**Exercise brief**. Reproduce the listing below exactly. Pictures do not belong in the copy.
** Start Supplied information **
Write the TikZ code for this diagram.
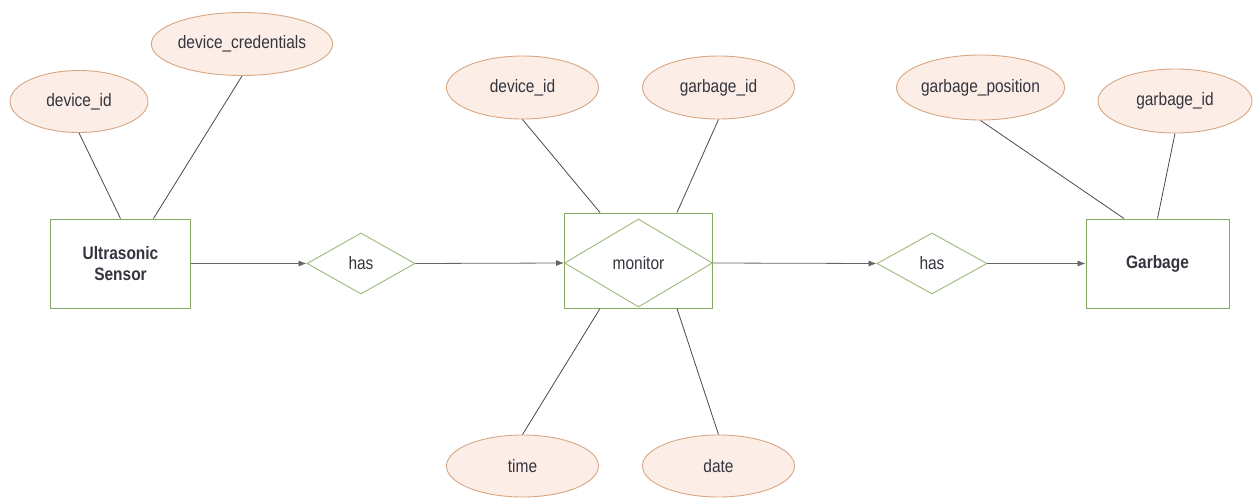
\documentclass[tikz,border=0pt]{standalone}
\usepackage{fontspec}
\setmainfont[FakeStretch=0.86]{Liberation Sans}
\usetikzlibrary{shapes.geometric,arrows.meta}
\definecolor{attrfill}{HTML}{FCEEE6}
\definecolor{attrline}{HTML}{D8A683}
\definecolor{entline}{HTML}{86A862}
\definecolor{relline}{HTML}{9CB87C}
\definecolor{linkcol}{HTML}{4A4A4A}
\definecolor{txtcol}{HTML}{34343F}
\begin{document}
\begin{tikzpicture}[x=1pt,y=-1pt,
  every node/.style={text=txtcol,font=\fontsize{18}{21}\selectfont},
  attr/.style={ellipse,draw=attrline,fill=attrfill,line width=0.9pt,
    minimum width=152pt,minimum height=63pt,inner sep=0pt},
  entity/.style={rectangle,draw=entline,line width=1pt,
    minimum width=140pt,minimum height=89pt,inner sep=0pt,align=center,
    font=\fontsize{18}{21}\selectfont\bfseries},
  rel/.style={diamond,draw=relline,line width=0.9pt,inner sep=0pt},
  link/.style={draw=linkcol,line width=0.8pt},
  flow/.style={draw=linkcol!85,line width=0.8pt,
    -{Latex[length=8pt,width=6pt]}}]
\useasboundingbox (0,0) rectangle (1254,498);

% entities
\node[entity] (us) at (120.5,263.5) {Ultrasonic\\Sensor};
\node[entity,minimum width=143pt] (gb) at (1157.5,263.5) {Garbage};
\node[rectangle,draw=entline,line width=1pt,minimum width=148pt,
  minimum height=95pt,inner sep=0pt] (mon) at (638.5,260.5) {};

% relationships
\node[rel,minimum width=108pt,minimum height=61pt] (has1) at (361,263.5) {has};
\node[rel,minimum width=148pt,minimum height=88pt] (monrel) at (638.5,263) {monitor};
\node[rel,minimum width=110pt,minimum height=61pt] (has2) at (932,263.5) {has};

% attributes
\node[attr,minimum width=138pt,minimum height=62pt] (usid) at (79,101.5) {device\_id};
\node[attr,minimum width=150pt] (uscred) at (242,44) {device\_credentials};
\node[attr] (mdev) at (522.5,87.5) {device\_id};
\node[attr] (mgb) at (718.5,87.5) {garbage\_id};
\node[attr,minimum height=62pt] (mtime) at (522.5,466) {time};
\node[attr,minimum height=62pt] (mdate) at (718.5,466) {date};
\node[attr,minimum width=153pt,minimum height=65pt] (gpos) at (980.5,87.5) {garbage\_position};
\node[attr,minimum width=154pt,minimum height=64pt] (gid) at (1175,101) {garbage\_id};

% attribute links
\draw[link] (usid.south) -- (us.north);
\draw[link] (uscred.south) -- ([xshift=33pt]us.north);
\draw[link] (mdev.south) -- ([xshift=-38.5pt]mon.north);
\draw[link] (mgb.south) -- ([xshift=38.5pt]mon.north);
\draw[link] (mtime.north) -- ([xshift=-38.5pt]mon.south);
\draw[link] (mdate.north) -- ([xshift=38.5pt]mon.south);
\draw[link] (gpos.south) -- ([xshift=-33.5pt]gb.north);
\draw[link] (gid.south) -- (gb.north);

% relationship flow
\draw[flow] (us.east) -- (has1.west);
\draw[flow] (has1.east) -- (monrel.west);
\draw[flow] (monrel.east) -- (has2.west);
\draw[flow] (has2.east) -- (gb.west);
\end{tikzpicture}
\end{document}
** End Supplied information **
**Exercise answer**.
Write the TikZ code for this diagram.
\documentclass[tikz,border=0pt]{standalone}
\usepackage{fontspec}
\setmainfont[FakeStretch=0.86]{Liberation Sans}
\usetikzlibrary{shapes.geometric,arrows.meta}
\definecolor{attrfill}{HTML}{FCEEE6}
\definecolor{attrline}{HTML}{D8A683}
\definecolor{entline}{HTML}{86A862}
\definecolor{relline}{HTML}{9CB87C}
\definecolor{linkcol}{HTML}{4A4A4A}
\definecolor{txtcol}{HTML}{34343F}
\begin{document}
\begin{tikzpicture}[x=1pt,y=-1pt,
  every node/.style={text=txtcol,font=\fontsize{18}{21}\selectfont},
  attr/.style={ellipse,draw=attrline,fill=attrfill,line width=0.9pt,
    minimum width=152pt,minimum height=63pt,inner sep=0pt},
  entity/.style={rectangle,draw=entline,line width=1pt,
    minimum width=140pt,minimum height=89pt,inner sep=0pt,align=center,
    font=\fontsize{18}{21}\selectfont\bfseries},
  rel/.style={diamond,draw=relline,line width=0.9pt,inner sep=0pt},
  link/.style={draw=linkcol,line width=0.8pt},
  flow/.style={draw=linkcol!85,line width=0.8pt,
    -{Latex[length=8pt,width=6pt]}}]
\useasboundingbox (0,0) rectangle (1254,498);

% entities
\node[entity] (us) at (120.5,263.5) {Ultrasonic\\Sensor};
\node[entity,minimum width=143pt] (gb) at (1157.5,263.5) {Garbage};
\node[rectangle,draw=entline,line width=1pt,minimum width=148pt,
  minimum height=95pt,inner sep=0pt] (mon) at (638.5,260.5) {};

% relationships
\node[rel,minimum width=108pt,minimum height=61pt] (has1) at (361,263.5) {has};
\node[rel,minimum width=148pt,minimum height=88pt] (monrel) at (638.5,263) {monitor};
\node[rel,minimum width=110pt,minimum height=61pt] (has2) at (932,263.5) {has};

% attributes
\node[attr,minimum width=138pt,minimum height=62pt] (usid) at (79,101.5) {device\_id};
\node[attr,minimum width=150pt] (uscred) at (242,44) {device\_credentials};
\node[attr] (mdev) at (522.5,87.5) {device\_id};
\node[attr] (mgb) at (718.5,87.5) {garbage\_id};
\node[attr,minimum height=62pt] (mtime) at (522.5,466) {time};
\node[attr,minimum height=62pt] (mdate) at (718.5,466) {date};
\node[attr,minimum width=153pt,minimum height=65pt] (gpos) at (980.5,87.5) {garbage\_position};
\node[attr,minimum width=154pt,minimum height=64pt] (gid) at (1175,101) {garbage\_id};

% attribute links
\draw[link] (usid.south) -- (us.north);
\draw[link] (uscred.south) -- ([xshift=33pt]us.north);
\draw[link] (mdev.south) -- ([xshift=-38.5pt]mon.north);
\draw[link] (mgb.south) -- ([xshift=38.5pt]mon.north);
\draw[link] (mtime.north) -- ([xshift=-38.5pt]mon.south);
\draw[link] (mdate.north) -- ([xshift=38.5pt]mon.south);
\draw[link] (gpos.south) -- ([xshift=-33.5pt]gb.north);
\draw[link] (gid.south) -- (gb.north);

% relationship flow
\draw[flow] (us.east) -- (has1.west);
\draw[flow] (has1.east) -- (monrel.west);
\draw[flow] (monrel.east) -- (has2.west);
\draw[flow] (has2.east) -- (gb.west);
\end{tikzpicture}
\end{document}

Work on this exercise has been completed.